# [Task goal]
Print the material below exactly as it stands, please, from its first line to the line holding "0.55, 0.6, 0.75];", with no pictures.

==== Recorded information ====

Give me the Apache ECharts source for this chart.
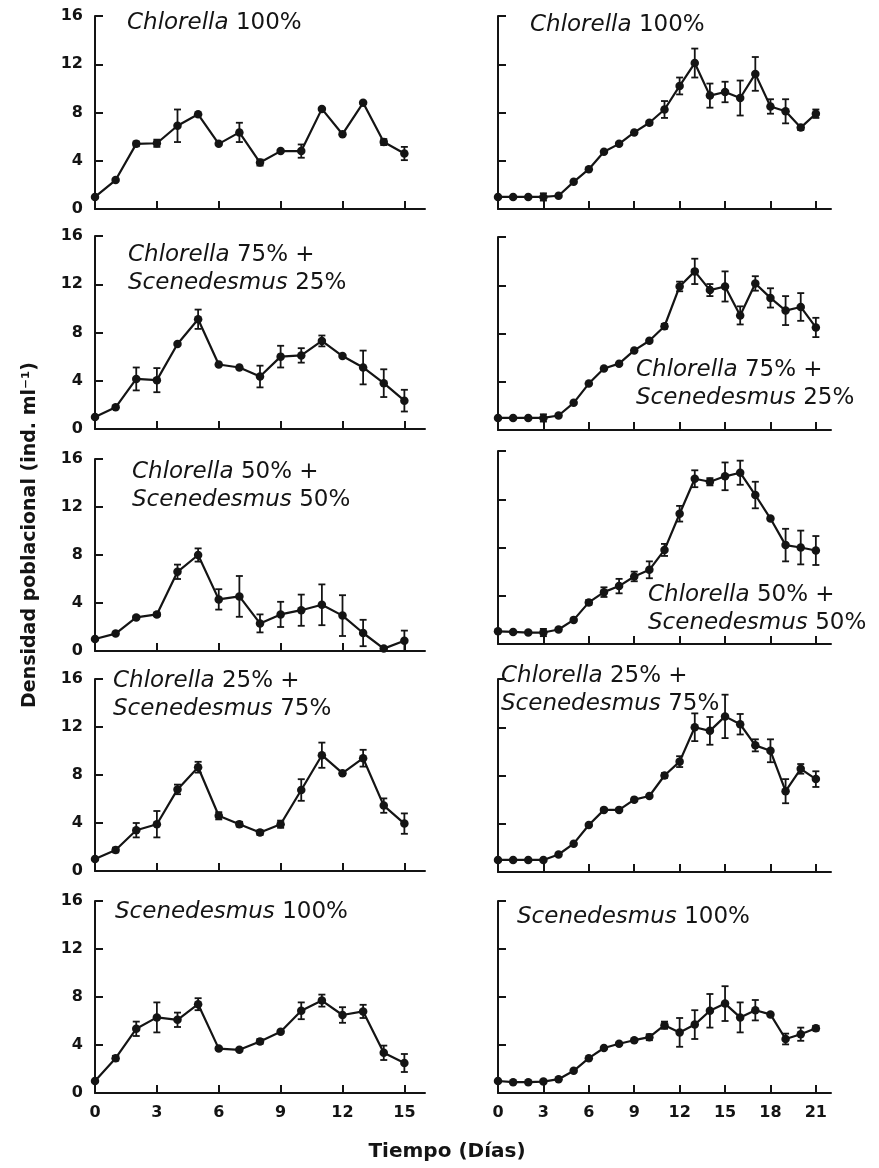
<!DOCTYPE html>
<html>
<head>
<meta charset="utf-8">
<script src="https://cdn.jsdelivr.net/npm/echarts@6/dist/echarts.min.js"></script>
<style>
  html, body { margin: 0; padding: 0; background: #ffffff; }
  #chart { width: 879px; height: 1168px; }
</style>
</head>
<body>
<div id="chart"></div>
<script>
// Culture days (left column: 15 days, right column: 21 days)
const shortDays = [0, 1, 2, 3, 4, 5, 6, 7, 8, 9, 10, 11, 12, 13, 14, 15];
const longDays = [0, 1, 2, 3, 4, 5, 6, 7, 8, 9, 10, 11, 12, 13, 14, 15, 16, 17, 18, 19, 20, 21];

// Tick values
const shortDayTicks = [0, 3, 6, 9, 12, 15];
const longDayTicks = [0, 3, 6, 9, 12, 15, 18, 21];
const densityTicks = [0, 4, 8, 12, 16];

// Panel captions ({i|...} = italic genus name)
const captionC100 = '{i|Chlorella} 100%';
const captionC75 = '{i|Chlorella} 75% +\n{i|Scenedesmus} 25%';
const captionC50 = '{i|Chlorella} 50% +\n{i|Scenedesmus} 50%';
const captionC25 = '{i|Chlorella} 25% +\n{i|Scenedesmus} 75%';
const captionS100 = '{i|Scenedesmus} 100%';

// Population density (ind. ml-1): mean and standard error, left column
const leftC100Mean = [1.0, 2.4, 5.4, 5.45, 6.9, 7.85, 5.4, 6.35, 3.85, 4.8, 4.8, 8.3, 6.2, 8.8, 5.55, 4.6];
const leftC100Err  = [0, 0, 0.2, 0.3, 1.35, 0, 0, 0.8, 0.25, 0, 0.55, 0, 0, 0, 0.25, 0.55];
const leftC75Mean  = [1.0, 1.8, 4.15, 4.05, 7.05, 9.1, 5.35, 5.1, 4.35, 6.0, 6.1, 7.3, 6.05, 5.1, 3.8, 2.35];
const leftC75Err   = [0, 0.1, 0.95, 1.0, 0, 0.8, 0, 0, 0.9, 0.9, 0.6, 0.45, 0, 1.4, 1.15, 0.9];
const leftC50Mean  = [1.0, 1.45, 2.8, 3.05, 6.6, 8.0, 4.3, 4.55, 2.3, 3.05, 3.4, 3.85, 2.95, 1.5, 0.2, 0.85];
const leftC50Err   = [0, 0, 0.1, 0.15, 0.6, 0.55, 0.85, 1.7, 0.75, 1.05, 1.3, 1.7, 1.7, 1.1, 0, 0.85];
const leftC25Mean  = [1.0, 1.75, 3.4, 3.9, 6.8, 8.65, 4.6, 3.9, 3.2, 3.9, 6.75, 9.65, 8.15, 9.4, 5.45, 3.95];
const leftC25Err   = [0, 0.2, 0.6, 1.1, 0.4, 0.45, 0.3, 0.2, 0.2, 0.3, 0.9, 1.05, 0.15, 0.7, 0.6, 0.85];
const leftS100Mean = [1.0, 2.9, 5.35, 6.3, 6.1, 7.4, 3.7, 3.6, 4.3, 5.1, 6.85, 7.7, 6.5, 6.8, 3.35, 2.5];
const leftS100Err  = [0, 0.2, 0.6, 1.25, 0.6, 0.5, 0.1, 0.1, 0.2, 0.1, 0.7, 0.5, 0.65, 0.55, 0.6, 0.75];

// Population density (ind. ml-1): mean and standard error, right column
const rightC100Mean = [1.0, 1.0, 1.0, 1.0, 1.1, 2.25, 3.3, 4.75, 5.4, 6.35, 7.15, 8.25, 10.2, 12.1, 9.4, 9.7, 9.2, 11.2, 8.5, 8.1, 6.75, 7.9];
const rightC100Err  = [0, 0, 0, 0.3, 0, 0, 0, 0, 0, 0, 0.15, 0.7, 0.7, 1.2, 1.0, 0.85, 1.45, 1.4, 0.6, 1.0, 0.2, 0.35];
const rightC75Mean  = [1.0, 1.0, 1.0, 1.0, 1.2, 2.25, 3.85, 5.1, 5.5, 6.6, 7.4, 8.6, 11.9, 13.15, 11.6, 11.9, 9.5, 12.15, 10.95, 9.9, 10.2, 8.5];
const rightC75Err   = [0, 0, 0, 0.3, 0, 0, 0, 0, 0, 0, 0, 0.2, 0.4, 1.05, 0.5, 1.25, 0.75, 0.6, 0.8, 1.2, 1.15, 0.8];
const rightC50Mean  = [1.05, 1.0, 0.95, 0.95, 1.2, 2.0, 3.45, 4.3, 4.8, 5.6, 6.15, 7.8, 10.8, 13.7, 13.45, 13.9, 14.2, 12.35, 10.4, 8.2, 8.0, 7.75];
const rightC50Err   = [0, 0, 0, 0.3, 0, 0, 0.2, 0.4, 0.6, 0.4, 0.7, 0.5, 0.65, 0.7, 0.3, 1.15, 1.0, 1.1, 0, 1.35, 1.4, 1.2];
const rightC25Mean  = [1.0, 1.0, 1.0, 1.0, 1.45, 2.35, 3.9, 5.15, 5.15, 6.0, 6.3, 8.0, 9.15, 12.0, 11.7, 12.9, 12.25, 10.5, 10.05, 6.7, 8.55, 7.7];
const rightC25Err   = [0, 0, 0, 0, 0, 0, 0, 0, 0, 0, 0, 0.2, 0.45, 1.15, 1.15, 1.8, 0.85, 0.5, 0.95, 1.0, 0.4, 0.65];
const rightS100Mean = [1.0, 0.9, 0.9, 0.95, 1.15, 1.85, 2.9, 3.75, 4.1, 4.4, 4.65, 5.65, 5.05, 5.7, 6.85, 7.45, 6.3, 6.9, 6.55, 4.5, 4.9, 5.4];
const rightS100Err  = [0, 0, 0, 0.1, 0, 0, 0, 0, 0, 0.1, 0.25, 0.3, 1.2, 1.2, 1.4, 1.45, 1.25, 0.85, 0, 0.45, 0.55, 0.2];

// Axis titles
const yAxisTitle = 'Densidad poblacional (ind. ml\u207B\u00B9)';
const xAxisTitle = 'Tiempo (D\u00EDas)';

// ---------------------------------------------------------------------------
// Layout and styling
const FONT = '"DejaVu Sans", "Liberation Sans", sans-serif';
const INK = '#141414';

const LEFT_X = { left: 95, width: 330, xMax: 16 };
const RIGHT_X = { left: 498, width: 333, xMax: 22 };

// One entry per panel: column, plot box, caption placement
const panels = [
  { col: LEFT_X,  top: 16,  height: 193, days: shortDays, ticks: shortDayTicks, mean: leftC100Mean,  err: leftC100Err,  caption: captionC100, capLeft: 127, capTop: 9 },
  { col: RIGHT_X, top: 16,  height: 193, days: longDays,  ticks: longDayTicks,  mean: rightC100Mean, err: rightC100Err, caption: captionC100, capLeft: 530, capTop: 11 },
  { col: LEFT_X,  top: 236, height: 193, days: shortDays, ticks: shortDayTicks, mean: leftC75Mean,   err: leftC75Err,   caption: captionC75,  capLeft: 128, capTop: 241 },
  { col: RIGHT_X, top: 237, height: 193, days: longDays,  ticks: longDayTicks,  mean: rightC75Mean,  err: rightC75Err,  caption: captionC75,  capLeft: 636, capTop: 356 },
  { col: LEFT_X,  top: 459, height: 192, days: shortDays, ticks: shortDayTicks, mean: leftC50Mean,   err: leftC50Err,   caption: captionC50,  capLeft: 132, capTop: 458 },
  { col: RIGHT_X, top: 451, height: 193, days: longDays,  ticks: longDayTicks,  mean: rightC50Mean,  err: rightC50Err,  caption: captionC50,  capLeft: 648, capTop: 581 },
  { col: LEFT_X,  top: 679, height: 192, days: shortDays, ticks: shortDayTicks, mean: leftC25Mean,   err: leftC25Err,   caption: captionC25,  capLeft: 113, capTop: 667 },
  { col: RIGHT_X, top: 679, height: 193, days: longDays,  ticks: longDayTicks,  mean: rightC25Mean,  err: rightC25Err,  caption: captionC25,  capLeft: 501, capTop: 662 },
  { col: LEFT_X,  top: 901, height: 192, days: shortDays, ticks: shortDayTicks, mean: leftS100Mean,  err: leftS100Err,  caption: captionS100, capLeft: 115, capTop: 898 },
  { col: RIGHT_X, top: 901, height: 192, days: longDays,  ticks: longDayTicks,  mean: rightS100Mean, err: rightS100Err, caption: captionS100, capLeft: 517, capTop: 903 }
];

// Vertical error bar with caps at mean ± SE
function renderErrorBar(params, api) {
  const x = api.value(0);
  const lo = api.coord([x, api.value(1)]);
  const hi = api.coord([x, api.value(2)]);
  const half = 3.5;
  const style = { stroke: INK, lineWidth: 1.8 };
  return {
    type: 'group',
    children: [
      { type: 'line', shape: { x1: hi[0], y1: hi[1], x2: lo[0], y2: lo[1] }, style: style },
      { type: 'line', shape: { x1: hi[0] - half, y1: hi[1], x2: hi[0] + half, y2: hi[1] }, style: style },
      { type: 'line', shape: { x1: lo[0] - half, y1: lo[1], x2: lo[0] + half, y2: lo[1] }, style: style }
    ]
  };
}

const tickLabelStyle = { margin: 12, color: INK, fontFamily: FONT, fontSize: 16, fontWeight: 'bold' };

const grid = [], xAxis = [], yAxis = [], series = [], title = [];

panels.forEach(function (p, i) {
  const isLeft = p.col === LEFT_X;
  const isBottom = i >= panels.length - 2;

  grid.push({ left: p.col.left, width: p.col.width, top: p.top, height: p.height, containLabel: false });

  xAxis.push({
    type: 'value', gridIndex: i, min: 0, max: p.col.xMax, interval: 3,
    axisLine: { show: true, onZero: false, lineStyle: { color: INK, width: 2 } },
    axisTick: { show: true, inside: true, length: 8, customValues: p.ticks, lineStyle: { color: INK, width: 2 } },
    axisLabel: Object.assign({ show: isBottom, customValues: p.ticks }, tickLabelStyle),
    splitLine: { show: false }
  });

  yAxis.push({
    type: 'value', gridIndex: i, min: 0, max: 16, interval: 4,
    axisLine: { show: true, onZero: false, lineStyle: { color: INK, width: 2 } },
    axisTick: { show: true, inside: true, length: 8, customValues: densityTicks, lineStyle: { color: INK, width: 2 } },
    axisLabel: Object.assign({ show: isLeft, customValues: densityTicks }, tickLabelStyle),
    splitLine: { show: false }
  });

  series.push({
    type: 'line', xAxisIndex: i, yAxisIndex: i,
    data: p.days.map(function (d, k) { return [d, p.mean[k]]; }),
    symbol: 'circle', symbolSize: 8.5, showSymbol: true,
    lineStyle: { color: INK, width: 2.2 },
    itemStyle: { color: INK },
    z: 2, silent: true
  });

  const bars = [];
  p.days.forEach(function (d, k) {
    if (p.err[k] > 0) bars.push([d, p.mean[k] - p.err[k], p.mean[k] + p.err[k]]);
  });
  series.push({
    type: 'custom', xAxisIndex: i, yAxisIndex: i,
    data: bars, renderItem: renderErrorBar, z: 3, silent: true
  });

  title.push({
    text: p.caption, left: p.capLeft, top: p.capTop, padding: 0,
    textStyle: {
      fontFamily: FONT, fontSize: 23, fontWeight: 'normal', color: INK, lineHeight: 28,
      rich: { i: { fontFamily: FONT, fontSize: 23, fontStyle: 'italic', color: INK, lineHeight: 28 } }
    }
  });
});

const chart = echarts.init(document.getElementById('chart'), null, { renderer: 'canvas' });
chart.setOption({
  backgroundColor: '#ffffff',
  animation: false,
  title: title,
  grid: grid,
  xAxis: xAxis,
  yAxis: yAxis,
  series: series,
  graphic: [
    {
      type: 'text', x: 30, y: 535, rotation: Math.PI / 2,
      style: { text: yAxisTitle, font: 'bold 19px ' + FONT, fill: INK, align: 'center', verticalAlign: 'middle' }
    },
    {
      type: 'text', x: 447, y: 1152,
      style: { text: xAxisTitle, font: 'bold 20px ' + FONT, fill: INK, align: 'center', verticalAlign: 'middle' }
    }
  ]
});
</script>
</body>
</html>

====

# [Exercise output]
Give me the Apache ECharts source for this chart.
<!DOCTYPE html>
<html>
<head>
<meta charset="utf-8">
<script src="https://cdn.jsdelivr.net/npm/echarts@6/dist/echarts.min.js"></script>
<style>
  html, body { margin: 0; padding: 0; background: #ffffff; }
  #chart { width: 879px; height: 1168px; }
</style>
</head>
<body>
<div id="chart"></div>
<script>
// Culture days (left column: 15 days, right column: 21 days)
const shortDays = [0, 1, 2, 3, 4, 5, 6, 7, 8, 9, 10, 11, 12, 13, 14, 15];
const longDays = [0, 1, 2, 3, 4, 5, 6, 7, 8, 9, 10, 11, 12, 13, 14, 15, 16, 17, 18, 19, 20, 21];

// Tick values
const shortDayTicks = [0, 3, 6, 9, 12, 15];
const longDayTicks = [0, 3, 6, 9, 12, 15, 18, 21];
const densityTicks = [0, 4, 8, 12, 16];

// Panel captions ({i|...} = italic genus name)
const captionC100 = '{i|Chlorella} 100%';
const captionC75 = '{i|Chlorella} 75% +\n{i|Scenedesmus} 25%';
const captionC50 = '{i|Chlorella} 50% +\n{i|Scenedesmus} 50%';
const captionC25 = '{i|Chlorella} 25% +\n{i|Scenedesmus} 75%';
const captionS100 = '{i|Scenedesmus} 100%';

// Population density (ind. ml-1): mean and standard error, left column
const leftC100Mean = [1.0, 2.4, 5.4, 5.45, 6.9, 7.85, 5.4, 6.35, 3.85, 4.8, 4.8, 8.3, 6.2, 8.8, 5.55, 4.6];
const leftC100Err  = [0, 0, 0.2, 0.3, 1.35, 0, 0, 0.8, 0.25, 0, 0.55, 0, 0, 0, 0.25, 0.55];
const leftC75Mean  = [1.0, 1.8, 4.15, 4.05, 7.05, 9.1, 5.35, 5.1, 4.35, 6.0, 6.1, 7.3, 6.05, 5.1, 3.8, 2.35];
const leftC75Err   = [0, 0.1, 0.95, 1.0, 0, 0.8, 0, 0, 0.9, 0.9, 0.6, 0.45, 0, 1.4, 1.15, 0.9];
const leftC50Mean  = [1.0, 1.45, 2.8, 3.05, 6.6, 8.0, 4.3, 4.55, 2.3, 3.05, 3.4, 3.85, 2.95, 1.5, 0.2, 0.85];
const leftC50Err   = [0, 0, 0.1, 0.15, 0.6, 0.55, 0.85, 1.7, 0.75, 1.05, 1.3, 1.7, 1.7, 1.1, 0, 0.85];
const leftC25Mean  = [1.0, 1.75, 3.4, 3.9, 6.8, 8.65, 4.6, 3.9, 3.2, 3.9, 6.75, 9.65, 8.15, 9.4, 5.45, 3.95];
const leftC25Err   = [0, 0.2, 0.6, 1.1, 0.4, 0.45, 0.3, 0.2, 0.2, 0.3, 0.9, 1.05, 0.15, 0.7, 0.6, 0.85];
const leftS100Mean = [1.0, 2.9, 5.35, 6.3, 6.1, 7.4, 3.7, 3.6, 4.3, 5.1, 6.85, 7.7, 6.5, 6.8, 3.35, 2.5];
const leftS100Err  = [0, 0.2, 0.6, 1.25, 0.6, 0.5, 0.1, 0.1, 0.2, 0.1, 0.7, 0.5, 0.65, 0.55, 0.6, 0.75];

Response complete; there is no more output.